Unsteady-state CFD simulations on the impacts of urban geometry on outdoor thermal comfort within idealized building arrays

Abstract

This study investigated outdoor thermal comfort within 5 × 5 idealized building arrays on five consecutive days by conducting unsteady computational fluid dynamic (CFD) simulations. The dynamic interacting effects of building height topology, building distance and building layout on airflow patterns, spatial distributions and spatially averaged outdoor thermal environment were evaluated by UTCI (Universal Thermal Comfort Index). CitySim Pro was used to simulate the transient solar-induced temperatures on the walls of buildings and grounds inside building arrays, which were then set as thermal boundary conditions in CFD simulations.

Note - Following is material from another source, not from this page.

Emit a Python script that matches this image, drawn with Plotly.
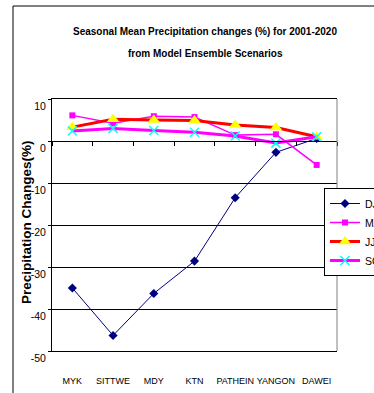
import plotly.graph_objects as go

categories = ["MYK", "SITTWE", "MDY", "KTN", "PATHEIN", "YANGON", "DAWEI"]
djf = [-35.0, -46.3, -36.3, -28.6, -13.5, -2.7, 0.6]
mam = [6.1, 4.2, 5.9, 5.7, 1.4, 1.6, -5.7]
jja = [3.3, 5.2, 5.0, 4.9, 3.8, 3.2, 1.0]
son = [2.4, 3.0, 2.5, 2.1, 1.2, -0.5, 1.0]
y_ticks = [10, 0, -10, -20, -30, -40, -50]
title_lines = ["Seasonal Mean Precipitation changes (%) for 2001-2020",
               "from Model Ensemble Scenarios"]
y_title = "Precipitation Changes(%)"

FONT = "Liberation Sans, Arial, sans-serif"

fig = go.Figure()
fig.add_trace(go.Scatter(x=categories, y=djf, name="DJF", mode="lines+markers",
                         line=dict(color="#000080", width=1),
                         marker=dict(symbol="diamond", size=7, color="#000080")))
fig.add_trace(go.Scatter(x=categories, y=mam, name="MAM", mode="lines+markers",
                         line=dict(color="#FF00FF", width=1.5),
                         marker=dict(symbol="square", size=6, color="#FF00FF")))
fig.add_trace(go.Scatter(x=categories, y=jja, name="JJA", mode="lines+markers",
                         line=dict(color="#FF0000", width=3),
                         marker=dict(symbol="triangle-up", size=11, color="#FFFF00")))
fig.add_trace(go.Scatter(x=categories, y=son, name="SON", mode="lines+markers",
                         line=dict(color="#FF00FF", width=3),
                         marker=dict(symbol="x-thin-open", size=9,
                                     line=dict(color="#00FFFF", width=1.5),
                                     color="#00FFFF")))

# empty trace on the zero-line axis
fig.add_trace(go.Scatter(x=[None], y=[None], xaxis="x2", showlegend=False, hoverinfo="skip"))

W, H = 374, 393
L, R, T, B = 52, 37, 99, 42
pw, ph = W - L - R, H - T - B

def px_x(p):
    return (p - L) / pw

def px_y(p):
    return (H - B - p) / ph

zero_pos = (0 - (-50)) / (10 - (-50))

fig.update_layout(
    width=W, height=H,
    margin=dict(l=L, r=R, t=T, b=B, pad=0, autoexpand=False),
    paper_bgcolor="white", plot_bgcolor="white",
    showlegend=True,
    legend=dict(x=px_x(324), y=px_y(188), xanchor="left", yanchor="top",
                bgcolor="white", bordercolor="black", borderwidth=1,
                font=dict(family=FONT, size=10.5, color="black"),
                tracegroupgap=0, itemwidth=30),
    xaxis=dict(type="category", range=[-0.5, 6.5], showline=True, linecolor="black",
               linewidth=1, mirror=True, showgrid=False, ticks="outside", ticklen=21,
               tickcolor="rgba(0,0,0,0)", tickangle=0,
               tickfont=dict(family=FONT, size=9, color="black")),
    xaxis2=dict(overlaying="x", anchor="free", position=zero_pos, range=[-0.5, 6.5],
                tickmode="array", tickvals=[i - 0.5 for i in range(len(categories) + 1)],
                showticklabels=False, ticks="outside", ticklen=4, tickcolor="black",
                showline=True, linecolor="black", linewidth=1, showgrid=False,
                zeroline=False),
    yaxis=dict(range=[-50, 10], tickmode="array", tickvals=y_ticks,
               ticktext=[str(v) for v in y_ticks],
               showgrid=True, gridcolor="black", gridwidth=1, zeroline=False,
               showline=True, linecolor="black", linewidth=1,
               ticks="outside", ticklen=3, tickcolor="black",
               ticklabelshift=7,
               tickfont=dict(family=FONT, size=10.5, color="black")),
    annotations=[
        dict(text="<b>" + title_lines[0] + "</b>",
             x=px_x(205), y=px_y(31), xref="paper", yref="paper",
             xanchor="center", yanchor="middle", showarrow=False,
             font=dict(family=FONT, size=10, color="black")),
        dict(text="<b>" + title_lines[1] + "</b>",
             x=px_x(205), y=px_y(54), xref="paper", yref="paper",
             xanchor="center", yanchor="middle", showarrow=False,
             font=dict(family=FONT, size=10, color="black")),
        dict(text="<b>" + y_title + "</b>", textangle=-90,
             x=px_x(26), y=px_y(222), xref="paper", yref="paper",
             xanchor="center", yanchor="middle", showarrow=False,
             font=dict(family=FONT, size=13.5, color="black")),
    ],
    shapes=[
        dict(type="line", xref="x domain", yref="y domain", x0=1, x1=1, y0=0, y1=1,
             line=dict(color="#808080", width=1)),
        dict(type="line", xref="paper", yref="paper", x0=px_x(13), x1=px_x(13),
             y0=px_y(6), y1=px_y(400), line=dict(color="black", width=1)),
        dict(type="line", xref="paper", yref="paper", x0=px_x(13), x1=px_x(380),
             y0=px_y(6), y1=px_y(6), line=dict(color="black", width=1)),
    ],
)

fig.write_html("out.html", config={"displayModeBar": False},
               post_script="document.body.style.margin='0px';document.body.style.overflow='hidden';")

The results showed that the influence of transient wind conditions on airflow patterns and urban thermal comfort was significant so steady simulations or unsteady simulations of one typical day might not provide a complete overview of the wind-thermal environment. The results also showed that presenting the results by average UTCI or spatial distribution could lead to different conclusions on the impacts of urban geometry on urban thermal comfort, especially the impact of building distance. Increasing the building height always provided positive effects on urban thermal comfort. The spatial distributions of UTCI in three-dimensional building arrays with equal aspect ratio diverse significantly, which was not observed in the pattern of average UTCI.